SOURCE DATA:
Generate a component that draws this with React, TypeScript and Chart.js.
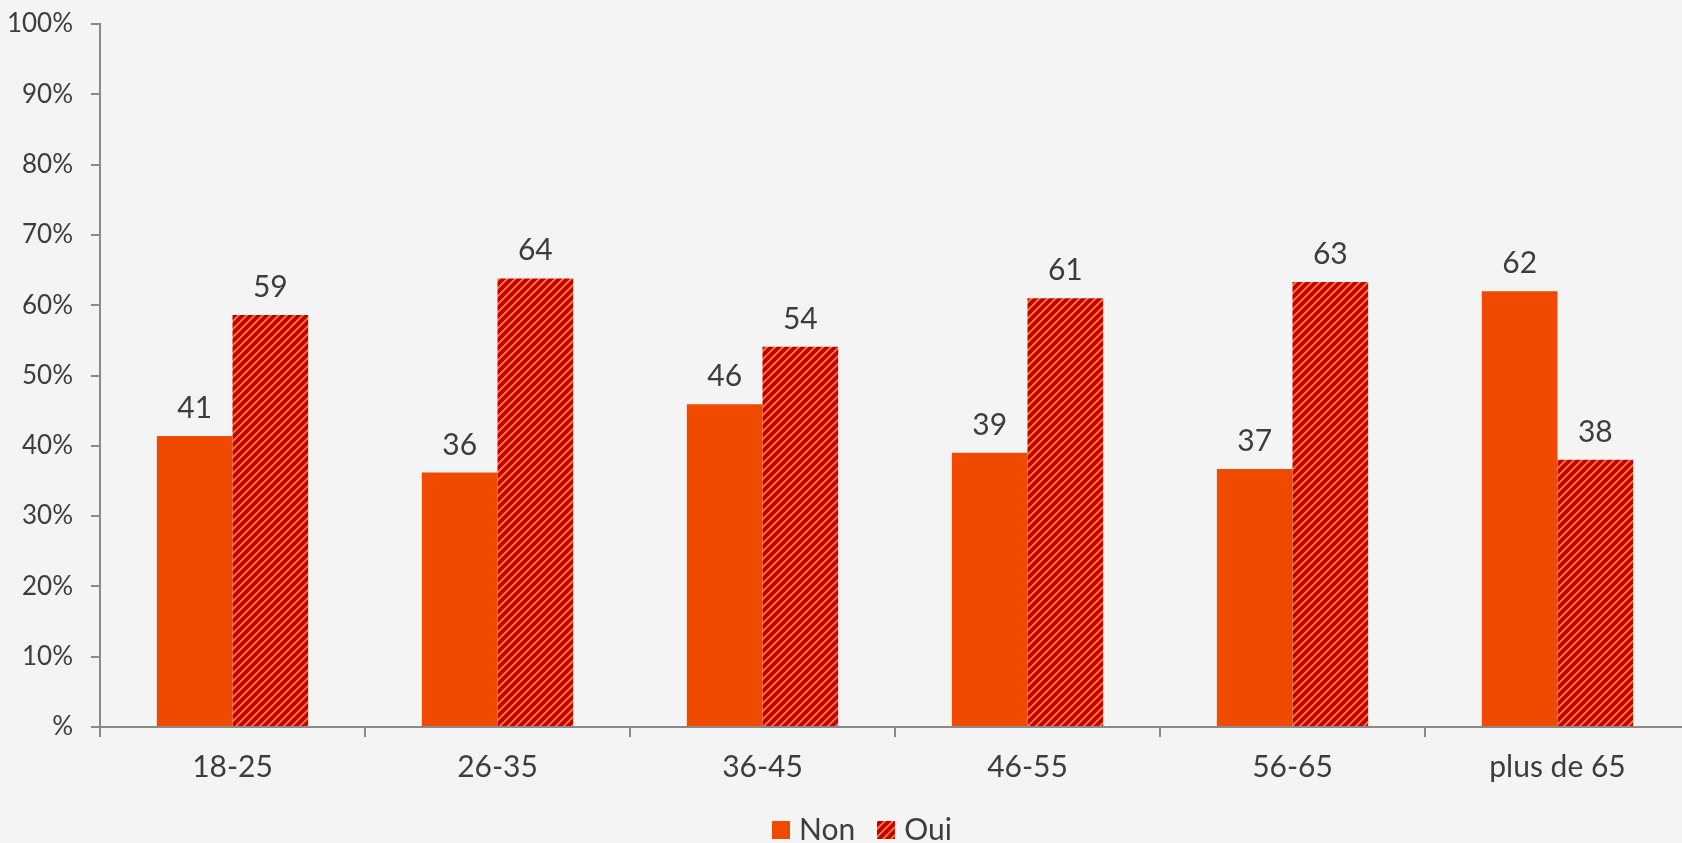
import React, { useEffect, useRef } from "react";
import { Chart, registerables } from "chart.js";

Chart.register(...registerables);

const categories = ["18-25", "26-35", "36-45", "46-55", "56-65", "plus de 65"];
const nonValues = [41.4, 36.2, 45.9, 39.0, 36.7, 62.0];
const ouiValues = [58.6, 63.8, 54.1, 61.0, 63.3, 38.0];
const seriesNames = ["Non", "Oui"];
const yTicks = [0, 10, 20, 30, 40, 50, 60, 70, 80, 90, 100];

const FONT = 'Lato, "Noto Sans", sans-serif';
const TEXT = "#3d3d3d";
const AXIS = "#8a8a8a";
const NON_COLOR = "#EF4A00";

function makeStripes(): CanvasPattern | string {
  const c = document.createElement("canvas");
  const P = 8;
  c.width = P;
  c.height = P;
  const g = c.getContext("2d");
  if (!g) return "#C00000";
  g.fillStyle = "#C00000";
  g.fillRect(0, 0, P, P);
  g.fillStyle = "#FF6B21";
  for (let y = 0; y < P; y++) {
    for (let x = 0; x < P; x++) {
      if ((x + y) % P < 3) g.fillRect(x, y, 1, 1);
    }
  }
  const p = g.createPattern(c, "repeat");
  return p || "#C00000";
}

export default function App() {
  const ref = useRef<HTMLCanvasElement | null>(null);

  useEffect(() => {
    const canvas = ref.current;
    if (!canvas) return;
    const stripes = makeStripes();
    const fills = [NON_COLOR, stripes];

    const valueLabels = {
      id: "valueLabels",
      afterDatasetsDraw(chart: any) {
        const ctx = chart.ctx;
        ctx.save();
        ctx.font = `30px ${FONT}`;
        ctx.fillStyle = TEXT;
        ctx.textAlign = "center";
        ctx.textBaseline = "alphabetic";
        chart.data.datasets.forEach((ds: any, i: number) => {
          const meta = chart.getDatasetMeta(i);
          meta.data.forEach((bar: any, j: number) => {
            ctx.fillText(String(Math.round(ds.data[j])), bar.x, bar.y - 18);
          });
        });
        ctx.restore();
      },
    };

    const customLegend = {
      id: "customLegend",
      afterDraw(chart: any) {
        const ctx = chart.ctx;
        ctx.save();
        ctx.font = `30px ${FONT}`;
        const box = 18, gap = 9, itemGap = 22;
        const widths = seriesNames.map((n) => box + gap + ctx.measureText(n).width);
        const total = widths.reduce((a, b) => a + b, 0) + itemGap * (widths.length - 1);
        let x = chart.width / 2 + 12 - total / 2;
        const baseline = 840;
        seriesNames.forEach((n, i) => {
          ctx.fillStyle = fills[i] as any;
          ctx.fillRect(Math.round(x), baseline - 19, box, box);
          ctx.fillStyle = TEXT;
          ctx.textBaseline = "alphabetic";
          ctx.textAlign = "left";
          ctx.fillText(n, x + box + gap, baseline);
          x += widths[i] + itemGap;
        });
        ctx.restore();
      },
    };

    const chart = new Chart(canvas, {
      type: "bar",
      data: {
        labels: categories,
        datasets: [
          { label: seriesNames[0], data: nonValues, backgroundColor: NON_COLOR, borderWidth: 0 },
          { label: seriesNames[1], data: ouiValues, backgroundColor: stripes as any, borderWidth: 0 },
        ],
      },
      options: {
        responsive: false,
        animation: false,
        layout: { autoPadding: false, padding: { top: 24, right: 10, left: 0, bottom: 0 } },
        datasets: { bar: { categoryPercentage: 0.571, barPercentage: 1 } },
        plugins: { legend: { display: false }, tooltip: { enabled: false } },
        scales: {
          x: {
            grid: { display: true, drawOnChartArea: false, offset: true, tickLength: 10, color: AXIS, lineWidth: 2 },
            border: { display: true, color: AXIS, width: 2 },
            ticks: { font: { family: FONT, size: 30 }, color: TEXT, padding: 12 },
            afterFit: (s: any) => { s.height = 116; s.paddingLeft = 0; s.paddingRight = 0; },
          },
          y: {
            min: 0,
            max: 100,
            afterBuildTicks: (s: any) => { s.ticks = yTicks.map((v) => ({ value: v })); },
            grid: { display: true, drawOnChartArea: false, tickLength: 9, color: AXIS, lineWidth: 2 },
            border: { display: true, color: AXIS, width: 2 },
            ticks: {
              font: { family: FONT, size: 26 },
              color: TEXT,
              padding: 18,
              callback: (v: any) => (Number(v) === 0 ? "%" : `${v}%`),
            },
            afterFit: (s: any) => { s.width = 100; s.paddingTop = 0; s.paddingBottom = 0; },
          },
        },
      },
      plugins: [valueLabels, customLegend],
    });
    return () => chart.destroy();
  }, []);

  return (
    <div
      style={{
        position: "fixed",
        left: 0,
        top: 0,
        width: 1682,
        height: 843,
        overflow: "hidden",
        background: "#f4f4f4",
      }}
    >
      <canvas ref={ref} width={1700} height={843} style={{ display: "block", width: 1700, height: 843 }} />
    </div>
  );
}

WORK TO BE COMPLETED: Omit the pictures, and quote the material above exactly as given.

TASK OUTPUT:
Generate a component that draws this with React, TypeScript and Chart.js.
import React, { useEffect, useRef } from "react";
import { Chart, registerables } from "chart.js";

Chart.register(...registerables);

const categories = ["18-25", "26-35", "36-45", "46-55", "56-65", "plus de 65"];
const nonValues = [41.4, 36.2, 45.9, 39.0, 36.7, 62.0];
const ouiValues = [58.6, 63.8, 54.1, 61.0, 63.3, 38.0];
const seriesNames = ["Non", "Oui"];
const yTicks = [0, 10, 20, 30, 40, 50, 60, 70, 80, 90, 100];

const FONT = 'Lato, "Noto Sans", sans-serif';
const TEXT = "#3d3d3d";
const AXIS = "#8a8a8a";
const NON_COLOR = "#EF4A00";

function makeStripes(): CanvasPattern | string {
  const c = document.createElement("canvas");
  const P = 8;
  c.width = P;
  c.height = P;
  const g = c.getContext("2d");
  if (!g) return "#C00000";
  g.fillStyle = "#C00000";
  g.fillRect(0, 0, P, P);
  g.fillStyle = "#FF6B21";
  for (let y = 0; y < P; y++) {
    for (let x = 0; x < P; x++) {
      if ((x + y) % P < 3) g.fillRect(x, y, 1, 1);
    }
  }
  const p = g.createPattern(c, "repeat");
  return p || "#C00000";
}

export default function App() {
  const ref = useRef<HTMLCanvasElement | null>(null);

  useEffect(() => {
    const canvas = ref.current;
    if (!canvas) return;
    const stripes = makeStripes();
    const fills = [NON_COLOR, stripes];

    const valueLabels = {
      id: "valueLabels",
      afterDatasetsDraw(chart: any) {
        const ctx = chart.ctx;
        ctx.save();
        ctx.font = `30px ${FONT}`;
        ctx.fillStyle = TEXT;
        ctx.textAlign = "center";
        ctx.textBaseline = "alphabetic";
        chart.data.datasets.forEach((ds: any, i: number) => {
          const meta = chart.getDatasetMeta(i);
          meta.data.forEach((bar: any, j: number) => {
            ctx.fillText(String(Math.round(ds.data[j])), bar.x, bar.y - 18);
          });
        });
        ctx.restore();
      },
    };

    const customLegend = {
      id: "customLegend",
      afterDraw(chart: any) {
        const ctx = chart.ctx;
        ctx.save();
        ctx.font = `30px ${FONT}`;
        const box = 18, gap = 9, itemGap = 22;
        const widths = seriesNames.map((n) => box + gap + ctx.measureText(n).width);
        const total = widths.reduce((a, b) => a + b, 0) + itemGap * (widths.length - 1);
        let x = chart.width / 2 + 12 - total / 2;
        const baseline = 840;
        seriesNames.forEach((n, i) => {
          ctx.fillStyle = fills[i] as any;
          ctx.fillRect(Math.round(x), baseline - 19, box, box);
          ctx.fillStyle = TEXT;
          ctx.textBaseline = "alphabetic";
          ctx.textAlign = "left";
          ctx.fillText(n, x + box + gap, baseline);
          x += widths[i] + itemGap;
        });
        ctx.restore();
      },
    };

    const chart = new Chart(canvas, {
      type: "bar",
      data: {
        labels: categories,
        datasets: [
          { label: seriesNames[0], data: nonValues, backgroundColor: NON_COLOR, borderWidth: 0 },
          { label: seriesNames[1], data: ouiValues, backgroundColor: stripes as any, borderWidth: 0 },
        ],
      },
      options: {
        responsive: false,
        animation: false,
        layout: { autoPadding: false, padding: { top: 24, right: 10, left: 0, bottom: 0 } },
        datasets: { bar: { categoryPercentage: 0.571, barPercentage: 1 } },
        plugins: { legend: { display: false }, tooltip: { enabled: false } },
        scales: {
          x: {
            grid: { display: true, drawOnChartArea: false, offset: true, tickLength: 10, color: AXIS, lineWidth: 2 },
            border: { display: true, color: AXIS, width: 2 },
            ticks: { font: { family: FONT, size: 30 }, color: TEXT, padding: 12 },
            afterFit: (s: any) => { s.height = 116; s.paddingLeft = 0; s.paddingRight = 0; },
          },
          y: {
            min: 0,
            max: 100,
            afterBuildTicks: (s: any) => { s.ticks = yTicks.map((v) => ({ value: v })); },
            grid: { display: true, drawOnChartArea: false, tickLength: 9, color: AXIS, lineWidth: 2 },
            border: { display: true, color: AXIS, width: 2 },
            ticks: {
              font: { family: FONT, size: 26 },
              color: TEXT,
              padding: 18,
              callback: (v: any) => (Number(v) === 0 ? "%" : `${v}%`),
            },
            afterFit: (s: any) => { s.width = 100; s.paddingTop = 0; s.paddingBottom = 0; },
          },
        },
      },
      plugins: [valueLabels, customLegend],
    });
    return () => chart.destroy();
  }, []);

  return (
    <div
      style={{
        position: "fixed",
        left: 0,
        top: 0,
        width: 1682,
        height: 843,
        overflow: "hidden",
        background: "#f4f4f4",
      }}
    >
      <canvas ref={ref} width={1700} height={843} style={{ display: "block", width: 1700, height: 843 }} />
    </div>
  );
}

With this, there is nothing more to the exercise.